Stir-Fried Chicken in Lettuce Leaves

  • TOTAL TIME: 40 MIN
  • SERVINGS: 4
  • FAST
  • HEALTHY

Chef Way After Richard Reddington marinates this Asian-style chicken for a minimum of three hours, he sautés it with eggplant, carrots, scallions and mint.

Easy Way Marinate the chicken for just 10 minutes before stir-frying, then serve it with shredded carrot, sliced scallions and fresh mint, plus green-leaf lettuce leaves for wrapping.
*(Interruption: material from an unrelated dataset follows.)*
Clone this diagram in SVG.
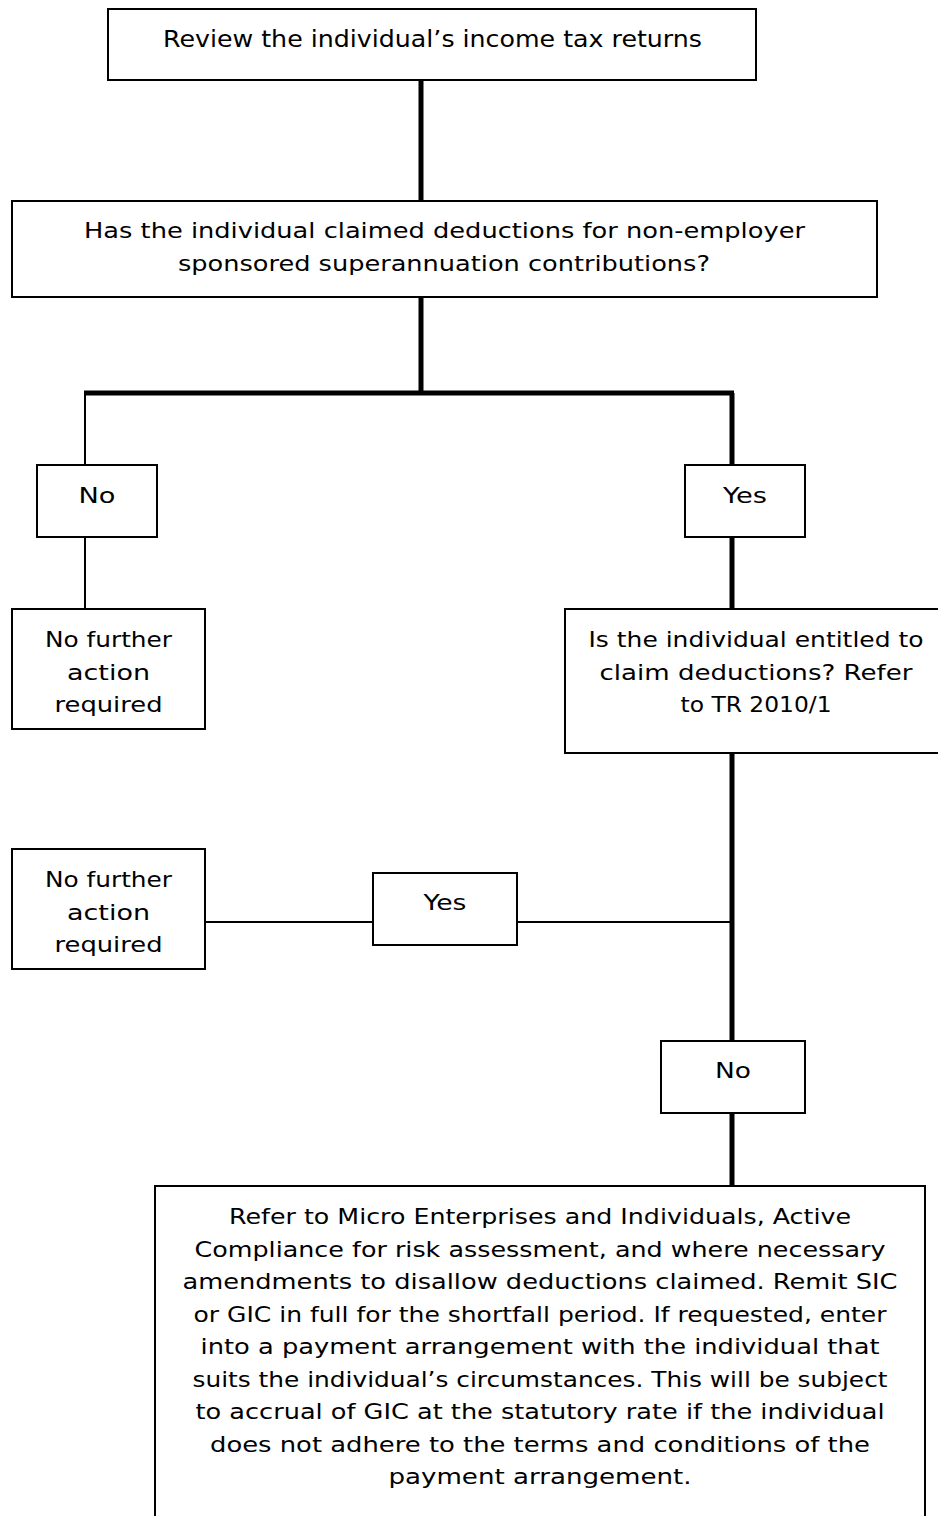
<svg xmlns="http://www.w3.org/2000/svg" width="938" height="1516" viewBox="0 0 938 1516">
<style>
.box{fill:#fff;stroke:#000;stroke-width:2}
.t{font-family:"DejaVu Sans","Liberation Sans",sans-serif;font-size:22px;fill:#000;text-anchor:middle}
.big{font-size:23px}
.thick{stroke:#000;stroke-width:5;fill:none}
.thin{stroke:#000;stroke-width:2;fill:none}
</style>
<rect width="938" height="1516" fill="#fff"/>
<g id="connectors">
<line class="thick" x1="421" y1="80" x2="421" y2="201"/>
<line class="thick" x1="421" y1="297" x2="421" y2="393"/>
<line class="thick" x1="84" y1="393" x2="734" y2="393"/>
<line class="thin" x1="85" y1="393" x2="85" y2="465"/>
<line class="thin" x1="85" y1="537" x2="85" y2="609"/>
<line class="thick" x1="732" y1="393" x2="732" y2="465"/>
<line class="thick" x1="732" y1="537" x2="732" y2="609"/>
<line class="thick" x1="732" y1="753" x2="732" y2="1041"/>
<line class="thick" x1="732" y1="1113" x2="732" y2="1186"/>
<line class="thin" x1="205" y1="922" x2="373" y2="922" stroke-width="2.5"/>
<line class="thin" x1="517" y1="922" x2="732" y2="922" stroke-width="2.5"/>
</g>
<g id="review">
<rect class="box" x="108" y="9" width="648" height="71"/>
<text class="t big" x="432.5" y="47" textLength="539" lengthAdjust="spacingAndGlyphs">Review the individual’s income tax returns</text>
</g>
<g id="claimed">
<rect class="box" x="12" y="201" width="865" height="96"/>
<text class="t" x="444.5" y="238" textLength="721" lengthAdjust="spacingAndGlyphs">Has the individual claimed deductions for non-employer</text>
<text class="t" x="444" y="271" textLength="532" lengthAdjust="spacingAndGlyphs">sponsored superannuation contributions?</text>
</g>
<g id="no1">
<rect class="box" x="37" y="465" width="120" height="72"/>
<text class="t" x="97" y="503" textLength="37" lengthAdjust="spacingAndGlyphs">No</text>
</g>
<g id="yes1">
<rect class="box" x="685" y="465" width="120" height="72"/>
<text class="t" x="745" y="503" textLength="44" lengthAdjust="spacingAndGlyphs">Yes</text>
</g>
<g id="nfa1">
<rect class="box" x="12" y="609" width="193" height="120"/>
<text class="t" x="108.5" y="647" textLength="127" lengthAdjust="spacingAndGlyphs">No further</text>
<text class="t" x="108.5" y="680" textLength="83" lengthAdjust="spacingAndGlyphs">action</text>
<text class="t" x="108.5" y="712" textLength="108" lengthAdjust="spacingAndGlyphs">required</text>
</g>
<g id="entitled">
<rect class="box" x="565" y="609" width="380" height="144"/>
<text class="t" x="756" y="647" textLength="335" lengthAdjust="spacingAndGlyphs">Is the individual entitled to</text>
<text class="t" x="756" y="680" textLength="313" lengthAdjust="spacingAndGlyphs">claim deductions? Refer</text>
<text class="t" x="756" y="712" textLength="151" lengthAdjust="spacingAndGlyphs">to TR 2010/1</text>
</g>
<g id="nfa2">
<rect class="box" x="12" y="849" width="193" height="120"/>
<text class="t" x="108.5" y="887" textLength="127" lengthAdjust="spacingAndGlyphs">No further</text>
<text class="t" x="108.5" y="920" textLength="83" lengthAdjust="spacingAndGlyphs">action</text>
<text class="t" x="108.5" y="952" textLength="108" lengthAdjust="spacingAndGlyphs">required</text>
</g>
<g id="yes2">
<rect class="box" x="373" y="873" width="144" height="72"/>
<text class="t" x="445" y="910" textLength="43" lengthAdjust="spacingAndGlyphs">Yes</text>
</g>
<g id="no2">
<rect class="box" x="661" y="1041" width="144" height="72"/>
<text class="t" x="733" y="1078" textLength="36" lengthAdjust="spacingAndGlyphs">No</text>
</g>
<g id="refer">
<rect class="box" x="155" y="1186" width="770" height="340"/>
<text class="t" x="540" y="1224" textLength="622" lengthAdjust="spacingAndGlyphs">Refer to Micro Enterprises and Individuals, Active</text>
<text class="t" x="540" y="1256.5" textLength="691" lengthAdjust="spacingAndGlyphs">Compliance for risk assessment, and where necessary</text>
<text class="t" x="540" y="1289" textLength="715" lengthAdjust="spacingAndGlyphs">amendments to disallow deductions claimed. Remit SIC</text>
<text class="t" x="540" y="1321.5" textLength="693" lengthAdjust="spacingAndGlyphs">or GIC in full for the shortfall period. If requested, enter</text>
<text class="t" x="540" y="1354" textLength="679" lengthAdjust="spacingAndGlyphs">into a payment arrangement with the individual that</text>
<text class="t" x="540" y="1386.5" textLength="695" lengthAdjust="spacingAndGlyphs">suits the individual’s circumstances. This will be subject</text>
<text class="t" x="540" y="1419" textLength="689" lengthAdjust="spacingAndGlyphs">to accrual of GIC at the statutory rate if the individual</text>
<text class="t" x="540" y="1451.5" textLength="660" lengthAdjust="spacingAndGlyphs">does not adhere to the terms and conditions of the</text>
<text class="t" x="540" y="1484" textLength="303" lengthAdjust="spacingAndGlyphs">payment arrangement.</text>
</g>
</svg>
  1. 1 pound skinless, boneless chicken thighs, cut into 1/2-inch dice
  2. 3 large garlic cloves, very finely chopped
  3. 1 1/2 tablespoons very finely chopped fresh ginger
  4. 1/2 teaspoon crushed red pepper
  5. 3 tablespoons vegetable oil
  6. Salt and freshly ground black pepper
  7. 1 tablespoon soy sauce
  8. 1 1/2 teaspoons dry sherry
  9. 1 1/2 teaspoons Chinese black bean sauce
  10. 1 1/2 teaspoons sugar
  11. 3/4 teaspoon cornstarch dissolved in 2 tablespoons water
  12. 1 head of green-leaf lettuce, leaves separated
  13. 1 large carrot, coarsely shredded on a box grater
  14. 4 scallions, thinly sliced
  15. 1/4 cup shredded mint
  1. In a medium bowl, toss the diced chicken thighs with the garlic, ginger, crushed red pepper and 1 tablespoon of the oil and season with salt and pepper. Let the chicken stand for 10 minutes.
  2. Meanwhile, in a small cup, combine the soy sauce with the dry sherry, black bean sauce and sugar. Stir in the dissolved cornstarch.
  3. Heat a large skillet or wok until very hot to the touch. Add the remaining 2 tablespoons of vegetable oil and heat until smoking, swirling the skillet to coat with the hot oil. Add the marinated chicken and stir-fry over high heat until browned all over, about 10 minutes. Stir the sauce and add it to the chicken, stirring to coat; cook just until the sauce is thickened and glossy, about 1 minute.
  4. Arrange the lettuce leaves, shredded carrot, sliced scallions and shredded mint in separate serving bowls and serve with the chicken.

Suggested Pairing

The acidity of a Spanish Tempranillo, such as one from Ribera del Duero, helps it stand up to the intensity of flavor in this dish, Chris Blanchard says.